Loon, a subsidiary of Google parent company Alphabet, said Tuesday that it’s launched a fleet of high-flying balloons over Kenya to beam internet signals down to the country’s population. 

The launch marks the first commercial deployment of the technology, which up till now has been tested only in emergency situations, including three years ago in Puerto Rico after Hurricane Maria swept across the island. The deployment is also the first in Africa, the most underserved region in the world when it comes to internet access. 

For the launch, Loon partnered with the wireless company Telkom Kenya to provide connectivity to its subscribers. Like floating cellular towers, a fleet of almost three dozen balloons, which fly about 60,000 feet in the air, will send 4G LTE signals down to the ground. The signals will blanket more than 30,000 square miles of the country, including rural areas as well as Kenya’s capital, Nairobi. 
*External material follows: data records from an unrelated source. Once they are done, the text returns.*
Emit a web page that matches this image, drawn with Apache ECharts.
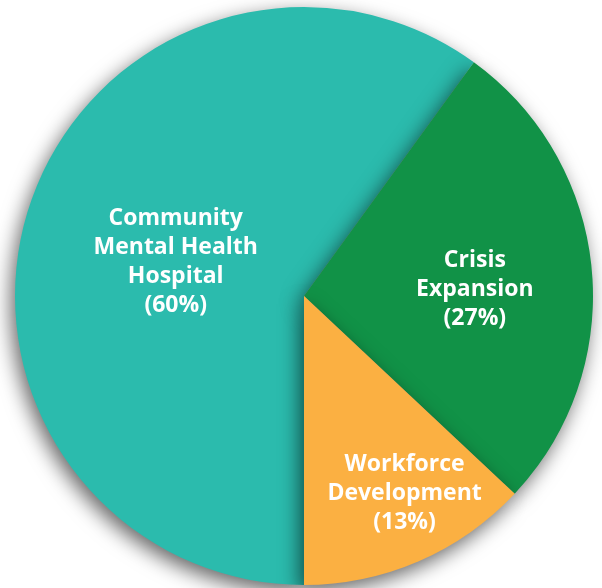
<!DOCTYPE html>
<html>
<head>
<meta charset="utf-8">
<script src="https://cdn.jsdelivr.net/npm/echarts@6/dist/echarts.min.js"></script>
<style>
html,body{margin:0;padding:0;background:#fff;}
#chart{width:602px;height:588px;}
</style>
</head>
<body>
<div id="chart"></div>
<script>
var categories = ['Community\nMental Health\nHospital', 'Crisis\nExpansion', 'Workforce\nDevelopment'];
var values = [60, 27, 13];
var colors = ['#2BBBAD', '#119247', '#FBB042'];
var labelOffsets = [[12, 12], [24, 7], [42, 62]];

var chart = echarts.init(document.getElementById('chart'));
var data = categories.map(function (c, i) {
  return {
    name: c,
    value: values[i],
    itemStyle: { color: colors[i] },
    label: { offset: labelOffsets[i] }
  };
});
chart.setOption({
  animation: false,
  series: [{
    type: 'pie',
    center: [304, 296],
    radius: [0, 289],
    startAngle: 270,
    clockwise: true,
    data: data,
    itemStyle: {
      borderWidth: 0,
      shadowBlur: 20,
      shadowColor: 'rgba(0,0,0,0.6)',
      shadowOffsetX: -4,
      shadowOffsetY: 7
    },
    label: {
      show: true,
      position: 'inside',
      color: '#ffffff',
      fontFamily: 'Open Sans',
      fontWeight: 'bold',
      fontSize: 23,
      lineHeight: 29,
      align: 'center',
      formatter: function (p) { return p.name + '\n(' + p.value + '%)'; }
    },
    labelLine: { show: false },
    emphasis: { disabled: true }
  }]
});
</script>
</body>
</html>
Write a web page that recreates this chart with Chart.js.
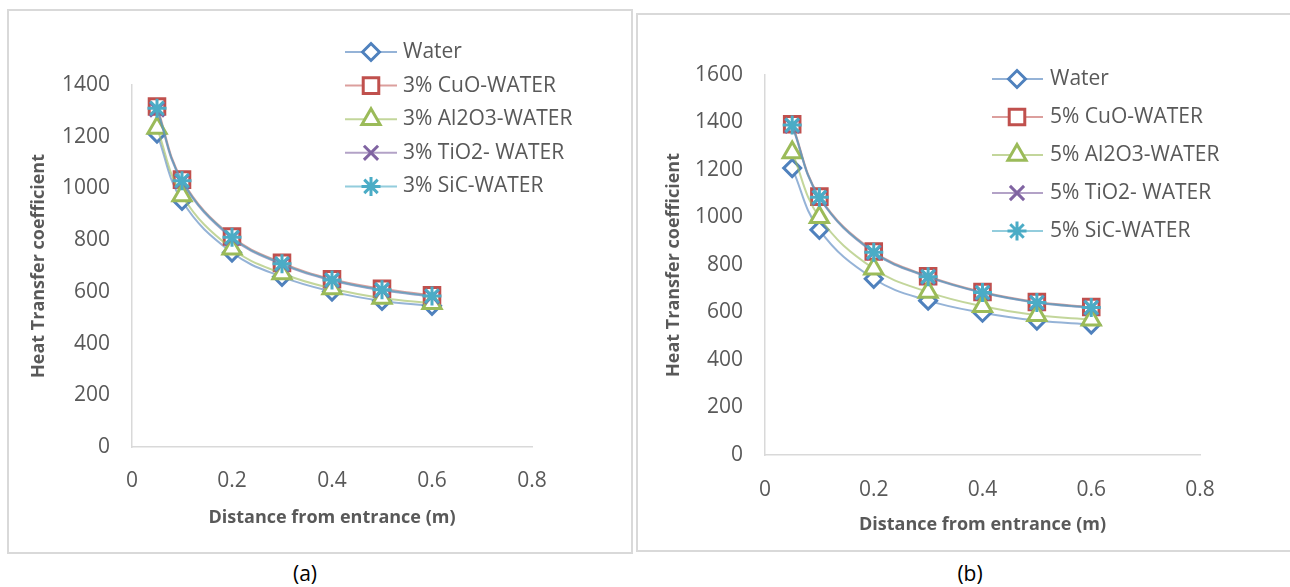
<!DOCTYPE html>
<html>
<head>
<meta charset="utf-8">
<script src="https://cdn.jsdelivr.net/npm/chart.js@4"></script>
<style>
  body { margin: 0; background: #fff; width: 1290px; height: 587px; position: relative; overflow: hidden; font-family: "Open Sans", sans-serif; }
  .box { position: absolute; border: 2px solid #d9d9d9; box-sizing: border-box; }
  canvas { position: absolute; }
  .cap { position: absolute; font-size: 21px; color: #000; transform: translateX(-50%); }
</style>
</head>
<body>
<div class="box" style="left:7px;top:9px;width:626px;height:545px;"></div>
<div class="box" style="left:636px;top:13px;width:670px;height:539px;"></div>
<canvas id="chartA" width="622" height="541" style="left:9px;top:11px;"></canvas>
<canvas id="chartB" width="652" height="535" style="left:638px;top:15px;"></canvas>
<div class="cap" style="left:305px;top:559px;">(a)</div>
<div class="cap" style="left:970px;top:559px;">(b)</div>
<script>
// ── DATA ────────────────────────────────────────────────────
const distance = [0.05, 0.1, 0.2, 0.3, 0.4, 0.5, 0.6];
const xTickLabels = ['0', '0.2', '0.4', '0.6', '0.8'];
const yTickLabelsA = ['0', '200', '400', '600', '800', '1000', '1200', '1400'];
const yTickLabelsB = ['0', '200', '400', '600', '800', '1000', '1200', '1400', '1600'];

const labelsA = ['Water', '3% CuO-WATER', '3% Al2O3-WATER', '3% TiO2- WATER', '3% SiC-WATER'];
const labelsB = ['Water', '5% CuO-WATER', '5% Al2O3-WATER', '5% TiO2- WATER', '5% SiC-WATER'];

const waterA = [1212, 952, 752, 658, 601, 565, 546];
const cuoA   = [1317, 1034, 814, 712, 649, 612, 587];
const alA    = [1234, 973, 767, 671, 613, 576, 556];
const tio2A  = [1305, 1027, 808, 706, 644, 606, 582];
const sicA   = [1310, 1030, 811, 709, 646, 608, 584];

const waterB = [1208, 948, 742, 650, 599, 566, 549];
const cuoB   = [1393, 1088, 857, 753, 686, 644, 623];
const alB    = [1274, 1001, 784, 686, 626, 588, 570];
const tio2B  = [1386, 1083, 852, 749, 683, 641, 620];
const sicB   = [1389, 1085, 854, 751, 684, 642, 621];

// ── STYLE ───────────────────────────────────────────────────
const markerColors = ['#4f81bd', '#c0504d', '#9bbb59', '#8064a2', '#4bacc6'];
const lineColors   = ['rgba(79,129,189,0.6)', 'rgba(192,80,77,0.55)', 'rgba(155,187,89,0.6)', 'rgba(128,100,162,0.6)', 'rgba(75,172,198,0.6)'];
const pointStyles  = ['rectRot', 'rect', 'triangle', 'crossRot', 'star'];
const pointRadii   = [8.5, 11, 10.5, 10, 9.5];
const textGray = '#595959';
const axisGray = '#d9d9d9';

function buildDatasets(labels, series) {
  return series.map((vals, i) => ({
    label: labels[i],
    data: vals.map((v, k) => ({ x: distance[k], y: v })),
    borderColor: lineColors[i],
    borderWidth: 2,
    tension: 0.4,
    pointStyle: pointStyles[i],
    pointRadius: pointRadii[i],
    pointHoverRadius: pointRadii[i],
    pointBorderWidth: 3,
    pointBorderColor: markerColors[i],
    pointBackgroundColor: '#ffffff',
    order: series.length - 1 - i,
  }));
}

// legend drawn inside the plot, like the spreadsheet one
const boxLegend = {
  id: 'boxLegend',
  afterDraw(chart, args, opts) {
    const ctx = chart.ctx;
    chart.data.datasets.forEach((ds, i) => {
      const y = opts.top + i * opts.step;
      ctx.save();
      ctx.strokeStyle = ds.borderColor;
      ctx.lineWidth = 2;
      ctx.beginPath();
      ctx.moveTo(opts.lineX0, y);
      ctx.lineTo(opts.lineX1, y);
      ctx.stroke();
      ctx.strokeStyle = ds.pointBorderColor;
      ctx.fillStyle = '#ffffff';
      ctx.lineWidth = ds.pointBorderWidth;
      Chart.helpers.drawPoint(ctx, { pointStyle: ds.pointStyle, radius: ds.pointRadius, rotation: 0, borderWidth: ds.pointBorderWidth }, opts.markX, y);
      ctx.fillStyle = textGray;
      ctx.font = '21px "Open Sans"';
      ctx.textBaseline = 'middle';
      ctx.textAlign = 'left';
      ctx.fillText(ds.label, opts.textX, y);
      ctx.restore();
    });
  }
};

function makeChart(id, cfg) {
  return new Chart(document.getElementById(id), {
    type: 'line',
    data: { datasets: buildDatasets(cfg.labels, cfg.series) },
    plugins: [boxLegend],
    options: {
      responsive: false,
      animation: false,
      layout: { padding: { left: 0, top: cfg.plotTop, right: cfg.padRight, bottom: 0 } },
      plugins: {
        legend: { display: false },
        tooltip: { enabled: false },
        boxLegend: cfg.legend,
      },
      scales: {
        x: {
          type: 'linear', min: 0, max: 0.8,
          grid: { display: false, drawTicks: false },
          border: { color: axisGray, width: 1.5 },
          ticks: { stepSize: 0.2, padding: cfg.xTickPad, color: textGray, font: { family: 'Open Sans', size: 21 },
                   callback: (v, i) => xTickLabels[i] },
          title: { display: true, text: 'Distance from entrance (m)', color: textGray,
                   font: { family: 'Open Sans', size: 18, weight: 'bold' }, padding: { top: 0, bottom: cfg.xTitlePad } },
          afterFit: s => { s.height = cfg.xHeight; },
        },
        y: {
          min: 0, max: cfg.yMax,
          grid: { display: false, drawTicks: false },
          border: { color: axisGray, width: 1.5 },
          ticks: { stepSize: 200, padding: 22, color: textGray, font: { family: 'Open Sans', size: 21 },
                   callback: (v, i) => cfg.yTicks[i] },
          title: { display: true, text: 'Heat Transfer coefficient', color: textGray,
                   font: { family: 'Open Sans', size: 18, weight: 'bold' }, padding: { top: cfg.yTitlePad, bottom: 0 } },
          afterFit: s => { s.width = cfg.yWidth; },
        },
      },
    },
  });
}

makeChart('chartA', {
  labels: labelsA,
  series: [waterA, cuoA, alA, tio2A, sicA],
  yMax: 1400, yTicks: yTickLabelsA,
  plotTop: 74, padRight: 99, xHeight: 105, yWidth: 123,
  xTickPad: 21, xTitlePad: 23, yTitlePad: 19,
  legend: { lineX0: 336, lineX1: 388, markX: 362, textX: 394, top: 41, step: 33.6 },
});

makeChart('chartB', {
  labels: labelsB,
  series: [waterB, cuoB, alB, tio2B, sicB],
  yMax: 1600, yTicks: yTickLabelsB,
  plotTop: 60, padRight: 90, xHeight: 95, yWidth: 127,
  xTickPad: 22, xTitlePad: 14, yTitlePad: 25,
  legend: { lineX0: 354, lineX1: 405, markX: 379, textX: 412, top: 64, step: 38 },
});
</script>
</body>
</html>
Loon was born out of X, Alphabet’s self-described moonshot factory for experimental projects, which has also developed the company’s driverless car and delivery drone services. Loon, which debuted in 2015, was spun out into its own division two years ago. 

For Google, the project isn’t just about altruism. It’s good business. The more people the company can get online, the more people it can persuade to use its services — like search, maps and YouTube. Loon says about 35,000 people in Kenya have already connected to the network in early tests.

Loon doesn’t want to replace the existing infrastructure for wireless connections, but instead add to it, says CEO Allistair Westgarth. Right now broadband is delivered via two “layers”: from the ground with cell towers and fiber-optic cables, and from space with satellites. Loon wants to build another layer in the stratosphere, he said.

“What we’re seeing in Kenya today is the laying of the foundation for a third layer of connectivity,” Westgarth wrote in a blog post. “It was a long time in the making, and there is still a lot of work to be done to establish this new layer of connectivity.”